O ex-senador Ney Suassuna (PMDB-PB), acusado de envolvimento com a quadrilha dos sanguessugas, foi chamado de "senador leal, que teve um comportamento decente". O irmão do presidente, Genival da Silva, o Vavá, acusado de envolvimento com a máfia dos caça-níqueis, foi classificado como "lambari" e "ingênuo" por Lula.

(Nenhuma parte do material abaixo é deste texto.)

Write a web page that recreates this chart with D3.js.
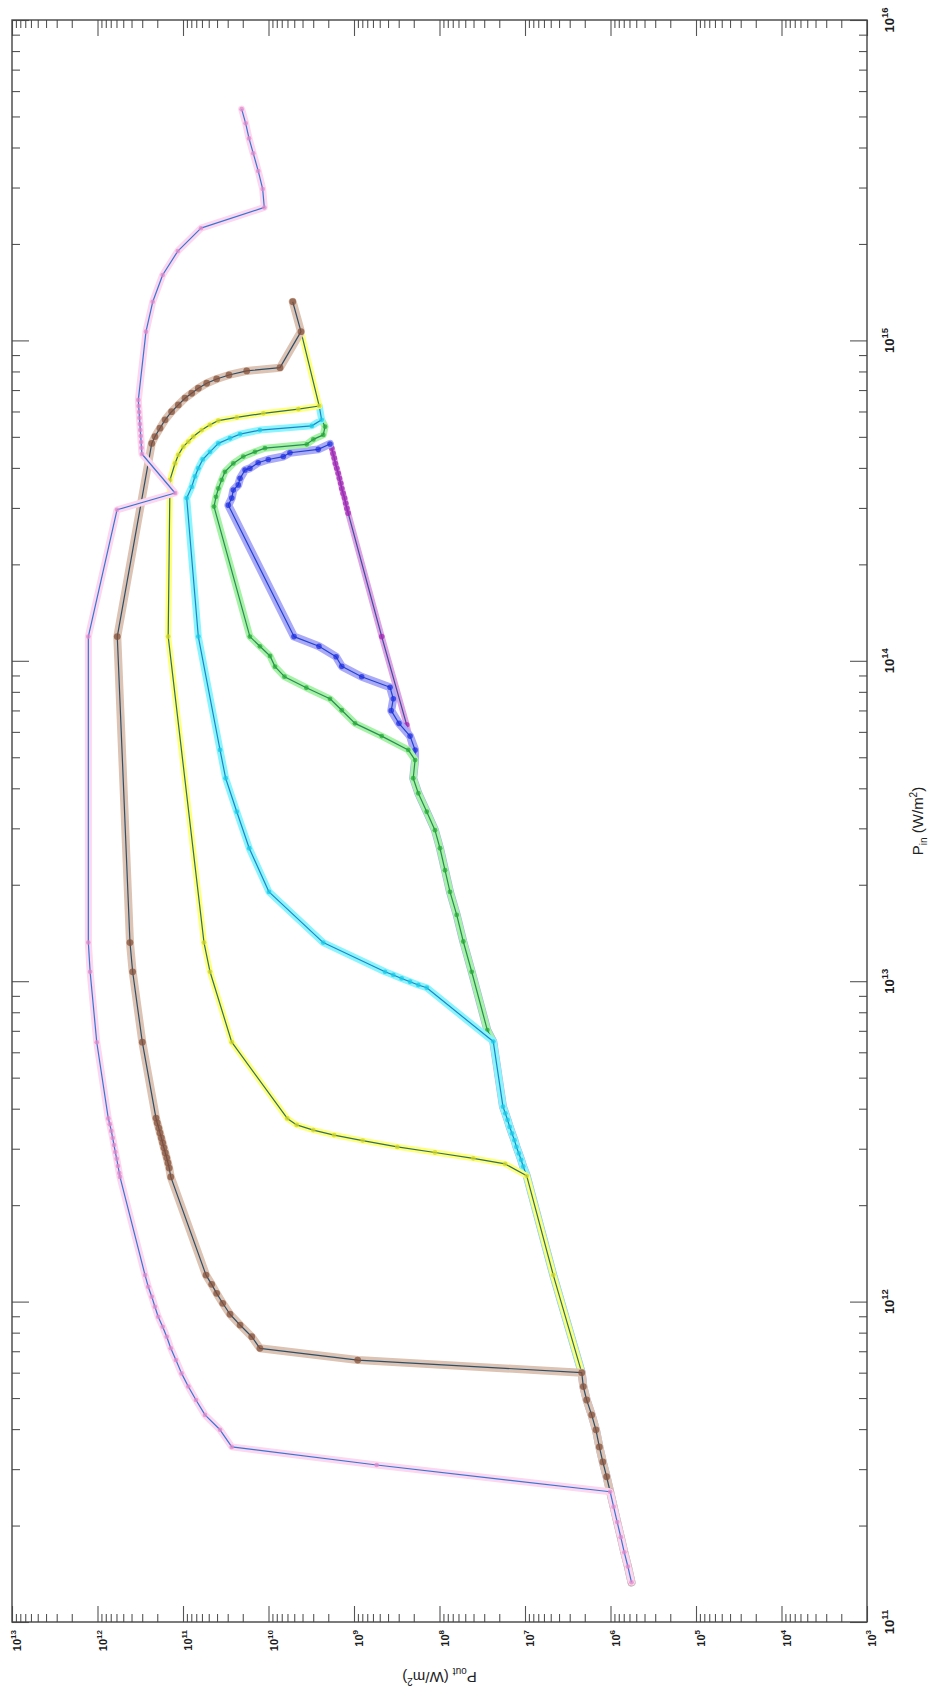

A ex-ministra da Secretaria Especial da Igualdade Racial Matilde Ribeiro, demissionária depois da descoberta de abuso nos gastos com cartões corporativos, também foi elogiada. Para Lula, ela "saiu do governo sem ter cometido um crime, um delito". O ministro do Trabalho, Carlos Lupi, suspeito de favorecer o PDT em convênios realizados com o Fundo de Amparo ao Trabalhador (FAT), viu sua acusação ser definida por Lula como "bobagem". O ex-ministro Luiz Gushiken completa o rol de políticos defendidos pelo presidente.

O presidente não parece disposto a frear os elogios públicos. Durante o Congresso do PT de 2007, Lula destacou que "nenhum petista tem que ter vergonha de defender um companheiro".